Mag. III, p. 191, II, p. 17) At the mouth of the Antietam Creek,
then in Prince George's County, MD, between 1730 and 1736, occurred
the famous battle between the Catawbas and the Delawares by which the
Catawbas secured the victory. This took place what is now the
coke-yard of the Antietam Iron Works, three miles from
Sharpsburg--where numerous skeletons and war implements have been
found. (Scharff's "History of Western Maryland," II, p. 1204) John
Van Metre, a Dutchman from the Hudson, was an Indian trader and
pioneer explorer of the Shenandoah Valley, who spied out land about
the time of Governor Spottswood's expedition in 1716. He traveled
with a band of Delaware Indians at his own expense and traveled far
southward and over unknown lands in the Wappatomaka Valley, on the
South Branch River above the 'The Trough' as it was the finest land he
had ever discovered. (MacKenzie's Col. Fam. of the U.S., VI)
"SHEPHERD AND RELATED FAMILIES" by Frank Shepherd (1858-?) pub. 1943
(Indiana State Library, Indianapolis, IN) "Jooste Janse Van Meter
was known as 'Van Meter the Indian Trader'. He and his father, it
seems, were known to have made many expeditions into the Indian
country for the purpose of barter with the Indians, even going as far
as Central Virginia and over the mountains into the great Valley of
the Shenandoah. It is claimed that he was the first white man to see
this beautiful valley and was delighted with it. On his return told
his sons to go there if they wanted good land, timber grass and well
watered. It is known that John Van Meter passsed thru this valley as
early as 1725 with a tribe of Delaware Indians on their way to the
South Branch to fight the Catawbas. In this fight all the Delawares
were killed except the two Indians who were with Van Meter."
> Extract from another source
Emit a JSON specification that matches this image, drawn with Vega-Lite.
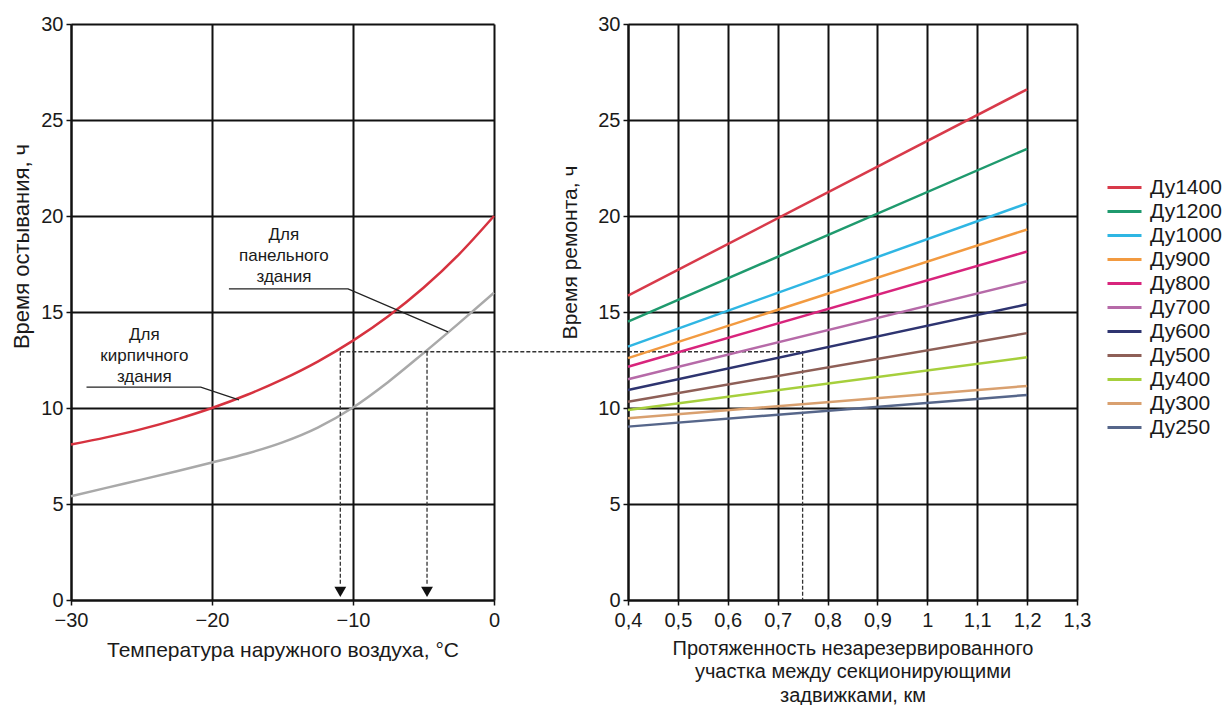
{
  "$schema": "https://vega.github.io/schema/vega-lite/v6.json",
  "background": "white",
  "padding": {"left": 10, "top": 14, "right": 0, "bottom": 0},
  "bounds": "flush",
  "spacing": 134,
  "datasets": {
    "curves": [
      {"t": -30, "h": 8.1, "b": "brick"}, {"t": -27.5, "h": 8.47, "b": "brick"}, {"t": -25, "h": 8.9, "b": "brick"},
      {"t": -22.5, "h": 9.41, "b": "brick"}, {"t": -20, "h": 10.0, "b": "brick"}, {"t": -17.5, "h": 10.69, "b": "brick"},
      {"t": -15, "h": 11.49, "b": "brick"}, {"t": -12.5, "h": 12.42, "b": "brick"}, {"t": -10, "h": 13.51, "b": "brick"},
      {"t": -7.5, "h": 14.78, "b": "brick"}, {"t": -5, "h": 16.26, "b": "brick"}, {"t": -2.5, "h": 17.99, "b": "brick"},
      {"t": 0, "h": 20.0, "b": "brick"},
      {"t": -30, "h": 5.4, "b": "panel"}, {"t": -27.5, "h": 5.84, "b": "panel"}, {"t": -25, "h": 6.27, "b": "panel"},
      {"t": -22.5, "h": 6.71, "b": "panel"}, {"t": -20, "h": 7.16, "b": "panel"}, {"t": -17.5, "h": 7.63, "b": "panel"},
      {"t": -15, "h": 8.21, "b": "panel"}, {"t": -12.5, "h": 8.98, "b": "panel"}, {"t": -10, "h": 10.03, "b": "panel"},
      {"t": -7.5, "h": 11.36, "b": "panel"}, {"t": -5, "h": 12.86, "b": "panel"}, {"t": -2.5, "h": 14.41, "b": "panel"},
      {"t": 0, "h": 16.0, "b": "panel"}
    ],
    "leaders": [
      {"t": -18.8, "h": 16.2, "g": "panel", "o": 1}, {"t": -10.35, "h": 16.2, "g": "panel", "o": 2}, {"t": -3.26, "h": 13.96, "g": "panel", "o": 3},
      {"t": -28.9, "h": 11.09, "g": "brick", "o": 1}, {"t": -20.8, "h": 11.09, "g": "brick", "o": 2}, {"t": -18.09, "h": 10.42, "g": "brick", "o": 3}
    ],
    "notes": [
      {"t": -14.9, "h": 19.0, "label": "Для\nпанельного\nздания"},
      {"t": -24.8, "h": 13.8, "label": "Для\nкирпичного\nздания"}
    ],
    "dashL": [
      {"x": -10.9, "x2": 9.5, "y": 12.93, "y2": 12.93},
      {"x": -10.9, "x2": -10.9, "y": 12.93, "y2": 0.8},
      {"x": -4.75, "x2": -4.75, "y": 12.93, "y2": 0.8}
    ],
    "arrows": [{"x": -10.9, "y": 0.42}, {"x": -4.75, "y": 0.42}],
    "dashR": [
      {"x": 0.4, "x2": 0.75, "y": 12.93, "y2": 12.93},
      {"x": 0.75, "x2": 0.75, "y": 12.93, "y2": 0}
    ],
    "pipes": [
      {"L": 0.4, "h": 15.85, "d": "Ду1400"}, {"L": 1.2, "h": 26.6, "d": "Ду1400"},
      {"L": 0.4, "h": 14.5, "d": "Ду1200"}, {"L": 1.2, "h": 23.5, "d": "Ду1200"},
      {"L": 0.4, "h": 13.2, "d": "Ду1000"}, {"L": 1.2, "h": 20.66, "d": "Ду1000"},
      {"L": 0.4, "h": 12.6, "d": "Ду900"}, {"L": 1.2, "h": 19.3, "d": "Ду900"},
      {"L": 0.4, "h": 12.15, "d": "Ду800"}, {"L": 1.2, "h": 18.15, "d": "Ду800"},
      {"L": 0.4, "h": 11.5, "d": "Ду700"}, {"L": 1.2, "h": 16.6, "d": "Ду700"},
      {"L": 0.4, "h": 10.94, "d": "Ду600"}, {"L": 1.2, "h": 15.4, "d": "Ду600"},
      {"L": 0.4, "h": 10.33, "d": "Ду500"}, {"L": 1.2, "h": 13.9, "d": "Ду500"},
      {"L": 0.4, "h": 9.9, "d": "Ду400"}, {"L": 1.2, "h": 12.64, "d": "Ду400"},
      {"L": 0.4, "h": 9.46, "d": "Ду300"}, {"L": 1.2, "h": 11.15, "d": "Ду300"},
      {"L": 0.4, "h": 9.03, "d": "Ду250"}, {"L": 1.2, "h": 10.68, "d": "Ду250"}
    ]
  },
  "config": {
    "view": {"stroke": null},
    "font": "Liberation Sans",
    "axis": {
      "grid": true, "gridColor": "#111", "gridWidth": 2, "gridOpacity": 1,
      "domainColor": "#111", "domainWidth": 2, "tickColor": "#111", "tickWidth": 1.5, "tickSize": 5,
      "labelFont": "Liberation Sans", "labelFontSize": 20, "labelColor": "#1a1a1a", "labelFlush": false,
      "titleFont": "Liberation Sans", "titleFontSize": 21, "titleFontWeight": "normal", "titleColor": "#1a1a1a"
    },
    "legend": {"labelFont": "Liberation Sans"}
  },
  "resolve": {"scale": {"color": "independent"}},
  "hconcat": [
    {
      "width": 423,
      "height": 576,
      "layer": [
        {
          "data": {"name": "curves"},
          "mark": {"type": "line", "interpolate": "monotone", "strokeWidth": 2.5},
          "encoding": {
            "x": {"field": "t", "type": "quantitative", "scale": {"domain": [-30, 0], "nice": false},
              "axis": {"values": [-30, -20, -10, 0], "title": "Температура наружного воздуха, °C", "titlePadding": 9, "labelPadding": 5}},
            "y": {"field": "h", "type": "quantitative", "scale": {"domain": [0, 30], "nice": false},
              "axis": {"values": [0, 5, 10, 15, 20, 25, 30], "title": "Время остывания, ч", "titleFontSize": 22, "titleX": -38, "titleY": 222, "labelPadding": 3}},
            "color": {"field": "b", "type": "nominal", "scale": {"domain": ["brick", "panel"], "range": ["#d6323f", "#a9a9a9"]}, "legend": null}
          }
        },
        {
          "data": {"name": "leaders"},
          "mark": {"type": "line", "color": "#222", "strokeWidth": 1.3},
          "encoding": {
            "x": {"field": "t", "type": "quantitative"},
            "y": {"field": "h", "type": "quantitative"},
            "detail": {"field": "g"},
            "order": {"field": "o", "type": "quantitative"}
          }
        },
        {
          "data": {"name": "notes"},
          "mark": {"type": "text", "lineBreak": "\n", "fontSize": 17, "lineHeight": 21, "color": "#1a1a1a", "align": "center", "baseline": "middle"},
          "encoding": {
            "x": {"field": "t", "type": "quantitative"},
            "y": {"field": "h", "type": "quantitative"},
            "text": {"field": "label"}
          }
        },
        {
          "data": {"name": "dashL"},
          "mark": {"type": "rule", "color": "#333", "strokeWidth": 1.3, "strokeDash": [4, 2]},
          "encoding": {
            "x": {"field": "x", "type": "quantitative"},
            "x2": {"field": "x2"},
            "y": {"field": "y", "type": "quantitative"},
            "y2": {"field": "y2"}
          }
        },
        {
          "data": {"name": "arrows"},
          "mark": {"type": "point", "shape": "triangle-down", "filled": true, "color": "#111", "size": 140, "opacity": 1},
          "encoding": {
            "x": {"field": "x", "type": "quantitative"},
            "y": {"field": "y", "type": "quantitative"}
          }
        }
      ]
    },
    {
      "width": 449,
      "height": 576,
      "layer": [
        {
          "data": {"name": "dashR"},
          "mark": {"type": "rule", "color": "#333", "strokeWidth": 1.3, "strokeDash": [4, 2]},
          "encoding": {
            "x": {"field": "x", "type": "quantitative", "scale": {"domain": [0.4, 1.3], "nice": false},
              "axis": {"values": [0.4, 0.5, 0.6, 0.7, 0.8, 0.9, 1, 1.1, 1.2, 1.3], "labelExpr": "replace(toString(datum.value), '.', ',')",
                "title": ["Протяженность незарезервированного", "участка между секционирующими", "задвижками, км"], "titleFontSize": 20, "titleLineHeight": 23.5, "titlePadding": 8, "labelPadding": 5}},
            "x2": {"field": "x2"},
            "y": {"field": "y", "type": "quantitative", "scale": {"domain": [0, 30], "nice": false},
              "axis": {"values": [0, 5, 10, 15, 20, 25, 30], "title": "Время ремонта, ч", "titleX": -48, "titleY": 228, "labelPadding": 3}},
            "y2": {"field": "y2"}
          }
        },
        {
          "data": {"name": "pipes"},
          "mark": {"type": "line", "strokeWidth": 2.5},
          "encoding": {
            "x": {"field": "L", "type": "quantitative"},
            "y": {"field": "h", "type": "quantitative"},
            "color": {"field": "d", "type": "nominal",
              "scale": {"domain": ["Ду1400", "Ду1200", "Ду1000", "Ду900", "Ду800", "Ду700", "Ду600", "Ду500", "Ду400", "Ду300", "Ду250"],
                "range": ["#d83a4a", "#1f9a6e", "#2fb6e3", "#f29a40", "#d8247c", "#b66aa8", "#2e3470", "#8e5f57", "#a6cf3c", "#d9a06f", "#56668a"]},
              "legend": {"orient": "none", "legendX": 486, "legendY": 153, "title": null, "symbolType": "M-2,0H2", "symbolSize": 289, "symbolStrokeWidth": 3,
                "labelFontSize": 21, "labelColor": "#1a1a1a", "rowPadding": 2, "labelOffset": 15}}
          }
        }
      ]
    }
  ]
}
Birth, marriage and death dates taken from Ancestral file
John married Sarah Dubois on 12 Dec 1682 in New Paltz, Ulster County, NY. Sarah (daughter of Louis Dubois and Catherine Blanchin) was born in Kingston, Ulster County, NY; was christened on 14 Sep 1664 in Kingston, Ulster County, NY; died in Salem County?, NJ. [Group Sheet] [Family Chart]
Children:
- John (Jan) Van Meter, III was born on 14 Oct 1684; died in 1745 in Winchester.
- Rebekka Van Meter was born on 26 Apr 1686; was christened on 26 Apr 1686 in Kingston, Ulster County, NY; died in 1755.
- Lysbeth Van Meter was born on 3 Mar 1689; was christened on 3 Mar 1689 in Kingston, Ulster County, NY.
- Isaac Van Meter was born about 1692.
- Hendrix Van Meter was born on 1 Sep 1695; was christened on 1 Sep 1695 in New York; died in Dec 1759 in Salem, Salem County, NJ.